Mostly what you sense is that this is food that the chefs are emotionally involved with. Their eyes glow when they talk about the food that they just ate for lunch. They are eager to discuss the duck chili (which is, in fact, fabulous) and the Moroccan lamb sausages. And when pastry chef Melinda Bugarin discusses the desserts she says that they are “super-homey, American, and things that remind Wolf of his childhood.” As she crimps pie shells in one part of the kitchen, a chef in another pulls lobster from its shell and mixes the meat with chiles for a sort of Thai lobster dim sum. Meanwhile Puck is staring into a huge caldron of simmering oxtails. “Take out the bone,” he says to a cook; “stuff the tails with bread dumplings and continue to cook them. They’ll be good.

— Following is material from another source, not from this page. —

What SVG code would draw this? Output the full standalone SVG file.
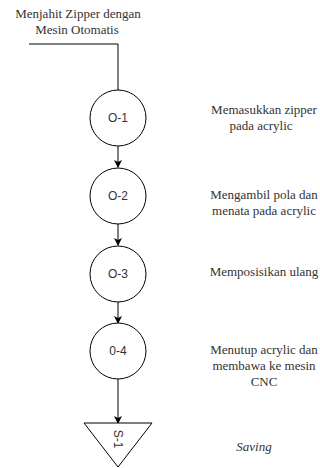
<svg xmlns="http://www.w3.org/2000/svg" width="320" height="468" viewBox="0 0 320 468">
<style>
.node{fill:#fff;stroke:#000;stroke-width:1}
.lbl{font-family:"Liberation Sans",Arial,sans-serif;font-size:12px;fill:#333;text-anchor:middle}
.txt{font-family:"Liberation Serif","Times New Roman","DejaVu Serif",serif;font-size:13px;fill:#333;text-anchor:middle}
.edge{fill:none;stroke:#000;stroke-width:1}
</style>
<defs>
<marker id="arr" markerWidth="8" markerHeight="8" refX="7" refY="4" orient="auto" markerUnits="userSpaceOnUse">
<path d="M0,0 L8,4 L0,8 L2,4 Z" fill="#000"/>
</marker>
</defs>
<g id="title">
<text class="txt" x="78" y="18">Menjahit Zipper dengan</text>
<text class="txt" x="77" y="34">Mesin Otomatis</text>
</g>
<g id="connectors">
<path class="edge" d="M29,44 H118 V90"/>
<path class="edge" d="M118,146 V167" marker-end="url(#arr)"/>
<path class="edge" d="M118,224 V245" marker-end="url(#arr)"/>
<path class="edge" d="M118,302 V323" marker-end="url(#arr)"/>
<path class="edge" d="M118,379 V423" marker-end="url(#arr)"/>
</g>
<g id="O-1">
<circle class="node" cx="118" cy="118" r="28"/>
<text class="lbl" x="118" y="122">O-1</text>
</g>
<g id="O-2">
<circle class="node" cx="118" cy="196" r="28"/>
<text class="lbl" x="118" y="200">O-2</text>
</g>
<g id="O-3">
<circle class="node" cx="118" cy="274" r="28"/>
<text class="lbl" x="118" y="278">O-3</text>
</g>
<g id="O-4">
<circle class="node" cx="118" cy="351" r="28"/>
<text class="lbl" x="118" y="355">0-4</text>
</g>
<g id="S-1">
<path class="node" d="M84,423 H152 L118,467 Z"/>
<text class="lbl" transform="translate(114,439) rotate(90)" x="0" y="0">S-1</text>
</g>
<g id="labels">
<text class="txt" x="264" y="114">Memasukkan zipper</text>
<text class="txt" x="261" y="130">pada acrylic</text>
<text class="txt" x="264" y="199">Mengambil pola dan</text>
<text class="txt" x="264" y="215">menata pada acrylic</text>
<text class="txt" x="264" y="276">Memposisikan ulang</text>
<text class="txt" x="264" y="354">Menutup acrylic dan</text>
<text class="txt" x="264" y="370">membawa ke mesin</text>
<text class="txt" x="264" y="386">CNC</text>
<text class="txt" x="254" y="451" font-style="italic">Saving</text>
</g>
</svg>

What else is on the menu? Plenty. The restaurant, which will be open seven days a week for both lunch and dinner, seats 180 people. Prices, Puck says, will be about half those of Spago. There will be pizza. Lots of sausage. Ribs. Homemade mozzarella. “A hamburger for lunch,” says Puck, “and sometimes a hot dog. Why not?”

He looks around the kitchen and smiles. “At Spago we buy more white truffles than any other restaurant in Los Angeles. Even the Italian ones. But this is different.” Over his shoulder Kanolzer smiles. Sausages dance in his eyes; he loves the difference. He is probably going to get fat. But he is going to be very happy while he does it.